▸ **BRIEF**: Leave out all pictures and retype exactly the lines from the one with "Recreate this image" through the last line of the material.

▸ **DATA ENTRIES**:
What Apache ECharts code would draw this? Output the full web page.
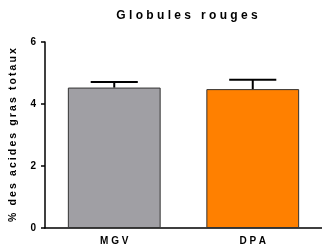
<!DOCTYPE html>
<html>
<head>
<meta charset="utf-8">
<script src="https://cdn.jsdelivr.net/npm/echarts@6/dist/echarts.min.js"></script>
<style>
    html, body { margin: 0; padding: 0; background: #fff; }
    #container { width: 322px; height: 249px; }
</style>
</head>
<body>
<div id="container"></div>
<script type="text/javascript">
    // données
    var categories = ['MGV', 'DPA'];
    var means = [4.53, 4.48];
    var errors = [0.18, 0.30];
    var colors = ['#a09fa4', '#ff8000'];
    var yTicks = [0, 2, 4, 6];

    // espacement des lettres
    function spaced(s, sep) {
        return s.split('').join(sep || ' ');
    }

    var chart = echarts.init(document.getElementById('container'));
    var option = {
        animation: false,
        title: {
            text: spaced('Globules rouges'),
            left: 182,
            textAlign: 'center',
            top: 5,
            textStyle: { fontFamily: 'Liberation Sans', fontSize: 12, fontWeight: 'bold', color: '#000' }
        },
        grid: { left: 44, right: -2, top: 42, bottom: 21 },
        xAxis: {
            type: 'category',
            data: categories,
            axisLine: { lineStyle: { color: '#000', width: 1.5 } },
            axisTick: { alignWithLabel: true, length: 4, lineStyle: { color: '#000', width: 1.5 } },
            axisLabel: {
                formatter: function (v) { return spaced(v); },
                fontFamily: 'Liberation Sans', fontSize: 10, fontWeight: 'bold', color: '#000', margin: 8
            }
        },
        yAxis: {
            type: 'value',
            min: yTicks[0],
            max: yTicks[yTicks.length - 1],
            interval: 2,
            name: spaced('% des acides gras totaux', '\u2009'),
            nameLocation: 'middle',
            nameGap: 26,
            nameTextStyle: { fontFamily: 'Liberation Sans', fontSize: 10.5, fontWeight: 'bold', color: '#000' },
            splitLine: { show: false },
            axisLine: { show: true, lineStyle: { color: '#000', width: 1.5 } },
            axisTick: { show: true, length: 4, lineStyle: { color: '#000', width: 1.5 } },
            axisLabel: { fontFamily: 'Liberation Sans', fontSize: 10, fontWeight: 'bold', color: '#000', margin: 9 }
        },
        series: [{
            type: 'bar',
            barCategoryGap: '33%',
            data: means.map(function (v, i) {
                return { value: v, itemStyle: { color: colors[i] } };
            }),
            itemStyle: { borderColor: '#333', borderWidth: 1 }
        }, {
            type: 'custom',
            z: 3,
            data: means.map(function (v, i) { return [i, v, v + errors[i]]; }),
            renderItem: function (params, api) {
                var lo = api.coord([api.value(0), api.value(1)]);
                var hi = api.coord([api.value(0), api.value(2)]);
                var half = api.size([1, 0])[0] * 0.17;
                var style = { stroke: '#000', lineWidth: 2 };
                return {
                    type: 'group',
                    children: [{
                        type: 'line',
                        shape: { x1: lo[0], y1: lo[1], x2: hi[0], y2: hi[1] },
                        style: style
                    }, {
                        type: 'line',
                        shape: { x1: hi[0] - half, y1: hi[1], x2: hi[0] + half, y2: hi[1] },
                        style: style
                    }]
                };
            }
        }]
    };
    chart.setOption(option);
</script>
</body>
</html>
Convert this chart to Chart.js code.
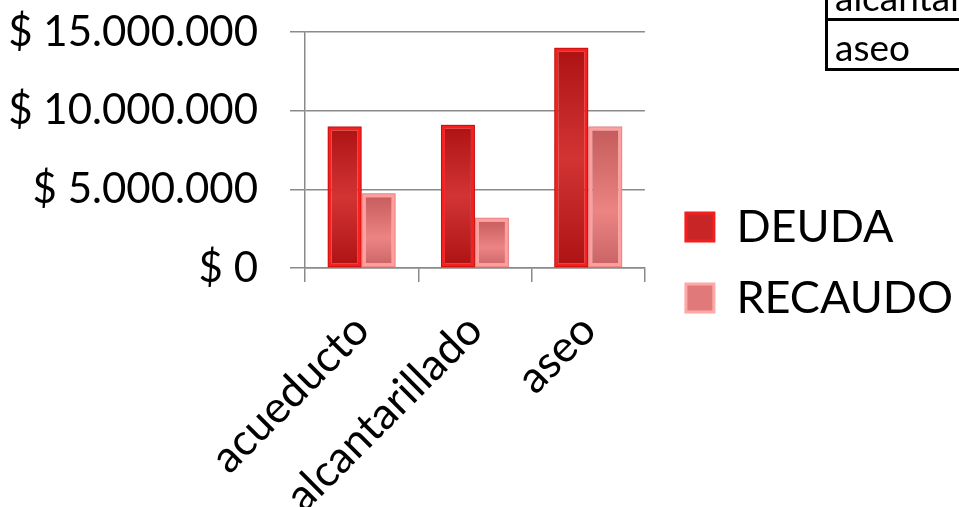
<!DOCTYPE html>
<html><head><meta charset="utf-8">
<script src="https://cdn.jsdelivr.net/npm/chart.js@4.4.1/dist/chart.umd.min.js"></script>
<style>
html,body{margin:0;padding:0;background:#fff;overflow:hidden}
#wrap{position:relative;width:959px;height:507px;overflow:hidden}
#c{position:absolute;left:0;top:0}
.ln{position:absolute;background:#000}
.tt{position:absolute;font-family:Lato,"Open Sans",sans-serif;font-size:37px;line-height:40px;color:#000;white-space:nowrap}
</style></head><body>
<div id="wrap">
<canvas id="c" width="959" height="507"></canvas>
<div class="ln" style="left:825px;top:0;width:3px;height:71px"></div>
<div class="ln" style="left:825px;top:18px;width:140px;height:3px"></div>
<div class="ln" style="left:825px;top:68px;width:140px;height:3px"></div>
<div class="tt" id="t1" style="left:835px;top:-23px"></div>
<div class="tt" id="t2" style="left:835px;top:27px"></div>
</div>
<script>
const categories = ['acueducto', 'alcantarillado', 'aseo'];
const seriesNames = ['DEUDA', 'RECAUDO'];
const deuda = [9000000, 9100000, 14000000];
const recaudo = [4750000, 3200000, 9000000];
const yTicks = [0, 5000000, 10000000, 15000000];
const tableRows = ['alcantarillado', 'aseo'];

document.getElementById('t1').textContent = tableRows[0];
document.getElementById('t2').textContent = tableRows[1];

function money(v){ return '$ ' + String(v).replace(/\B(?=(\d{3})+(?!\d))/g, '.'); }

function barFill(stops, fallback){
  return (ctx) => {
    const chart = ctx.chart;
    const ys = chart.scales && chart.scales.y;
    if (!chart.chartArea || !ys || ctx.type !== 'data') return fallback;
    const top = ys.getPixelForValue(ctx.raw), bot = ys.getPixelForValue(0);
    if (!isFinite(top) || !isFinite(bot) || bot - top < 1) return fallback;
    const g = chart.ctx.createLinearGradient(0, top, 0, bot);
    stops.forEach(s => g.addColorStop(s[0], s[1]));
    return g;
  };
}

function noPad(s){ s.paddingTop = 0; s.paddingBottom = 0; s.paddingLeft = 0; s.paddingRight = 0; }

// thin dark outline around each bar for the bevelled look
const barOutline = {
  id: 'barOutline',
  afterDatasetsDraw(chart) {
    const ctx = chart.ctx;
    const outline = ['rgba(150,0,0,0.55)', 'rgba(210,110,110,0.55)'];
    chart.data.datasets.forEach((ds, di) => {
      chart.getDatasetMeta(di).data.forEach((el) => {
        const p = el.getProps(['x', 'y', 'base', 'width'], true);
        ctx.save();
        ctx.strokeStyle = outline[di];
        ctx.lineWidth = 1;
        ctx.strokeRect(p.x - p.width / 2 + 0.5, p.y + 0.5, p.width - 1, p.base - p.y - 1);
        ctx.restore();
      });
    });
  }
};

const gridColor = '#8a8a8a';
const lato = 'Lato, "Open Sans", sans-serif';

new Chart(document.getElementById('c'), {
  type: 'bar',
  data: {
    labels: categories,
    datasets: [
      {
        label: seriesNames[0], data: deuda, yAxisID: 'y',
        backgroundColor: barFill([[0,'#ad1212'],[0.5,'#d23434'],[1,'#ad1212']], '#c42424'),
        borderColor: '#f81f1f', borderWidth: 4, borderSkipped: false,
        categoryPercentage: 0.6, barPercentage: 1.0
      },
      {
        label: seriesNames[1], data: recaudo, yAxisID: 'y',
        backgroundColor: barFill([[0,'#c45a5a'],[0.6,'#ec8484'],[1,'#c86262']], '#dc7474'),
        borderColor: '#ff9e9e', borderWidth: 4, borderSkipped: false,
        categoryPercentage: 0.6, barPercentage: 1.0
      }
    ]
  },
  plugins: [barOutline],
  options: {
    responsive: false,
    animation: false,
    devicePixelRatio: 1,
    layout: { padding: { top: 18, right: -4, bottom: 0, left: 0 } },
    plugins: {
      tooltip: { enabled: false },
      legend: {
        position: 'right',
        maxWidth: 320,
        labels: {
          font: { family: lato, size: 45 },
          color: '#000',
          boxWidth: 28, boxHeight: 28, padding: 26,
          generateLabels: (chart) => chart.data.datasets.map((ds, i) => ({
            text: ds.label,
            fillStyle: i === 0 ? '#c82626' : '#e07a7a',
            strokeStyle: i === 0 ? '#f41e1e' : '#ffa8a8',
            lineWidth: 3, hidden: false, datasetIndex: i
          }))
        }
      }
    },
    scales: {
      x: {
        type: 'category',
        position: 'bottom',
        offset: true,
        grid: { display: true, drawOnChartArea: false, drawTicks: true, tickLength: 14, color: gridColor, lineWidth: 1.5, offset: true },
        border: { display: true, color: gridColor, width: 1.5 },
        ticks: { font: { family: lato, size: 44 }, color: '#000', maxRotation: 45, minRotation: 45, autoSkip: false, padding: 22 },
        afterFit: (s) => { s.height = 239; noPad(s); }
      },
      xTop: {
        type: 'linear', axis: 'x', position: 'top', display: true,
        grid: { display: false }, border: { display: false }, ticks: { display: false },
        afterFit: (s) => { s.height = 14; noPad(s); }
      },
      y: {
        type: 'linear', position: 'left', min: 0, max: 15000000,
        afterBuildTicks: (s) => { s.ticks = yTicks.map(v => ({ value: v })); },
        grid: { color: gridColor, lineWidth: 1.5, tickLength: 15, drawTicks: true },
        border: { display: true, color: gridColor, width: 1.5 },
        ticks: { font: { family: lato, size: 42 }, color: '#000', padding: 32, callback: (v) => money(v) },
        afterFit: (s) => { s.width = 305; noPad(s); }
      },
      yRight: {
        type: 'linear', position: 'right', display: true,
        grid: { display: false }, border: { display: false }, ticks: { display: false },
        afterFit: (s) => { s.width = 15; noPad(s); }
      }
    }
  }
});
</script>
</body></html>
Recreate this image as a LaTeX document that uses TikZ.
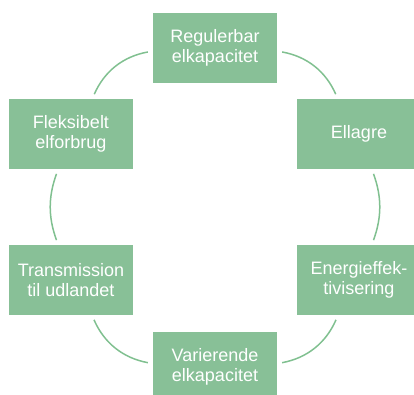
\documentclass[tikz,border=0pt]{standalone}
\usepackage{fontspec}
\setmainfont{Liberation Sans}
\usetikzlibrary{positioning}
\definecolor{boxgreen}{RGB}{136,192,151}
\definecolor{linegreen}{RGB}{128,192,144}

\begin{document}
\begin{tikzpicture}[x=1pt,y=1pt,
  block/.style={rectangle,fill=boxgreen,text=white,minimum width=124pt,minimum height=70pt,inner sep=0pt,align=center,font=\fontsize{18}{19.5}\selectfont},
  link/.style={draw=linegreen,line width=1.5pt,shorten <=5pt,shorten >=5pt}]
\useasboundingbox (0,0) rectangle (414,394);

\node[block] (reg) at (215,346) {Regulerbar\\elkapacitet};
\node[block] (ell) at (359,260) {Ellagre};
\node[block] (eng) at (359,114) {Energieffek-\\tivisering};
\node[block] (var) at (215,27) {Varierende\\elkapacitet};
\node[block] (tra) at (71,114) {Transmission\\til udlandet};
\node[block] (fle) at (71,260) {Fleksibelt\\elforbrug};

\path[link]	(reg)	edge	[bend left=28]	(ell)
		(ell)	edge	[bend left=20]	(eng)
		(eng)	edge	[bend left=28]	(var)
		(var)	edge	[bend left=28]	(tra)
		(tra)	edge	[bend left=20]	(fle)
		(fle)	edge	[bend left=28]	(reg);
\end{tikzpicture}
\end{document}
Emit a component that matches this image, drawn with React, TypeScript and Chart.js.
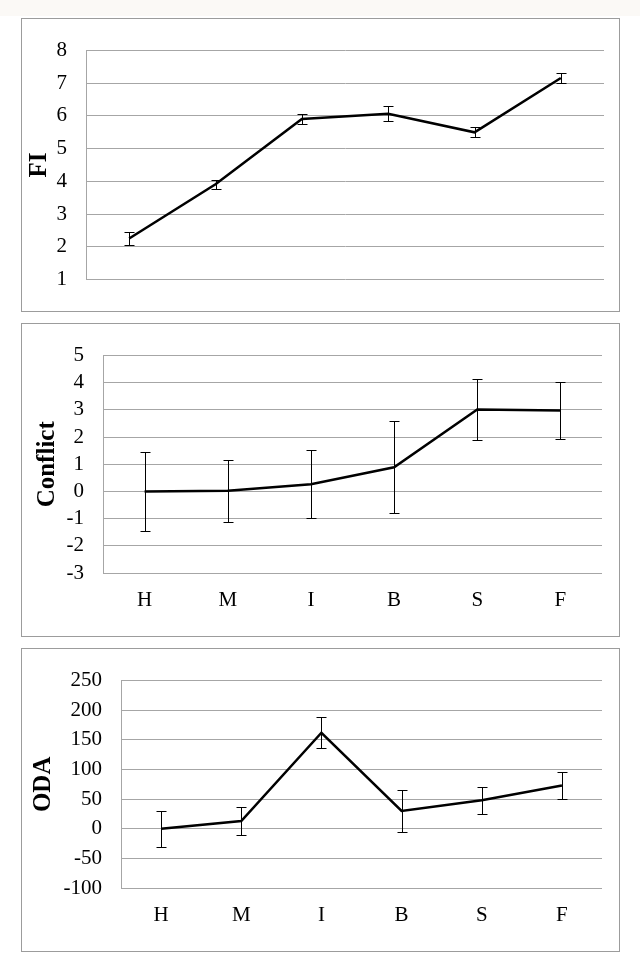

▸ **ANSWER TO THE PROBLEM**:
Recreate this image as a LaTeX document that uses TikZ.
\documentclass[tikz,border=0pt]{standalone}
\usepackage{fontspec}
\setmainfont{Liberation Sans}
\usetikzlibrary{positioning}
\definecolor{boxgreen}{RGB}{136,192,151}
\definecolor{linegreen}{RGB}{128,192,144}

\begin{document}
\begin{tikzpicture}[x=1pt,y=1pt,
  block/.style={rectangle,fill=boxgreen,text=white,minimum width=124pt,minimum height=70pt,inner sep=0pt,align=center,font=\fontsize{18}{19.5}\selectfont},
  link/.style={draw=linegreen,line width=1.5pt,shorten <=5pt,shorten >=5pt}]
\useasboundingbox (0,0) rectangle (414,394);

\node[block] (reg) at (215,346) {Regulerbar\\elkapacitet};
\node[block] (ell) at (359,260) {Ellagre};
\node[block] (eng) at (359,114) {Energieffek-\\tivisering};
\node[block] (var) at (215,27) {Varierende\\elkapacitet};
\node[block] (tra) at (71,114) {Transmission\\til udlandet};
\node[block] (fle) at (71,260) {Fleksibelt\\elforbrug};

\path[link]	(reg)	edge	[bend left=28]	(ell)
		(ell)	edge	[bend left=20]	(eng)
		(eng)	edge	[bend left=28]	(var)
		(var)	edge	[bend left=28]	(tra)
		(tra)	edge	[bend left=20]	(fle)
		(fle)	edge	[bend left=28]	(reg);
\end{tikzpicture}
\end{document}
Emit a component that matches this image, drawn with React, TypeScript and Chart.js.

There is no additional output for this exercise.